Audit script: from repo root run pwsh -NoProfile -File scripts/check-obs-ports.ps1 to see what is already listening on these ports (and owning process name).

Typical conflicts: 3000 (other Grafana, React dev server), 8080 (many dev backends), 9090 (another Prometheus), 4317/4318 (another OTel collector or agent). 8889: On some setups SimHub (SimHubWPF.exe) also listens on 8889 alongside 8888 — that blocks mapping collector 8889 to the host, which is why compose publishes 18889:8889 (Prometheus still scrapes otel-collector:8889 inside Docker).
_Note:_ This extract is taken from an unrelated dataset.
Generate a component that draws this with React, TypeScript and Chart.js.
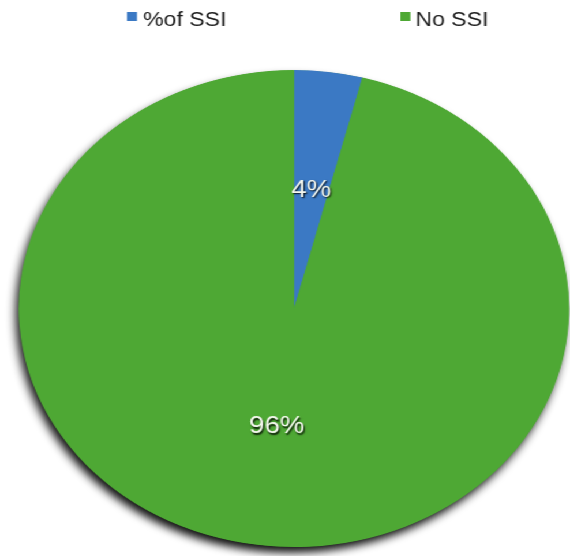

Metrics / OTLP troubleshooting

  • up{job="otel-collector"} == 0 — Prometheus cannot reach the collector on otel-collector:8889 (compose network). Confirm otel-collector is running: pnpm run obs:ps.
  • No simsteward_* series — OTLP is off until OTEL_EXPORTER_OTLP_ENDPOINT or SIMSTEWARD_OTLP_ENDPOINT is set before SimHub starts. Use http://127.0.0.1:4317 for gRPC; for port 4318 set OTEL_EXPORTER_OTLP_PROTOCOL=http/protobuf.
  • Connection refused on 4317 — Collector not started or ports not published; run pnpm run obs:up from repo root.
  • Grafana Prometheus query errors — Datasource must be http://prometheus:9090 (container DNS), not localhost:9090.
  • Loki remains authoritative for host_resource_sample until you rely on Prom-only SLOs; metrics duplicate CPU/working set at OTLP export cadence.

See also

  • docs/GRAFANA-LOGGING.md — Labels, events, LogQL, housekeeping.
  • docs/observability-scaling.md — Many users / large grids.
  • docs/observability-testing.md — Harness and Explore validation.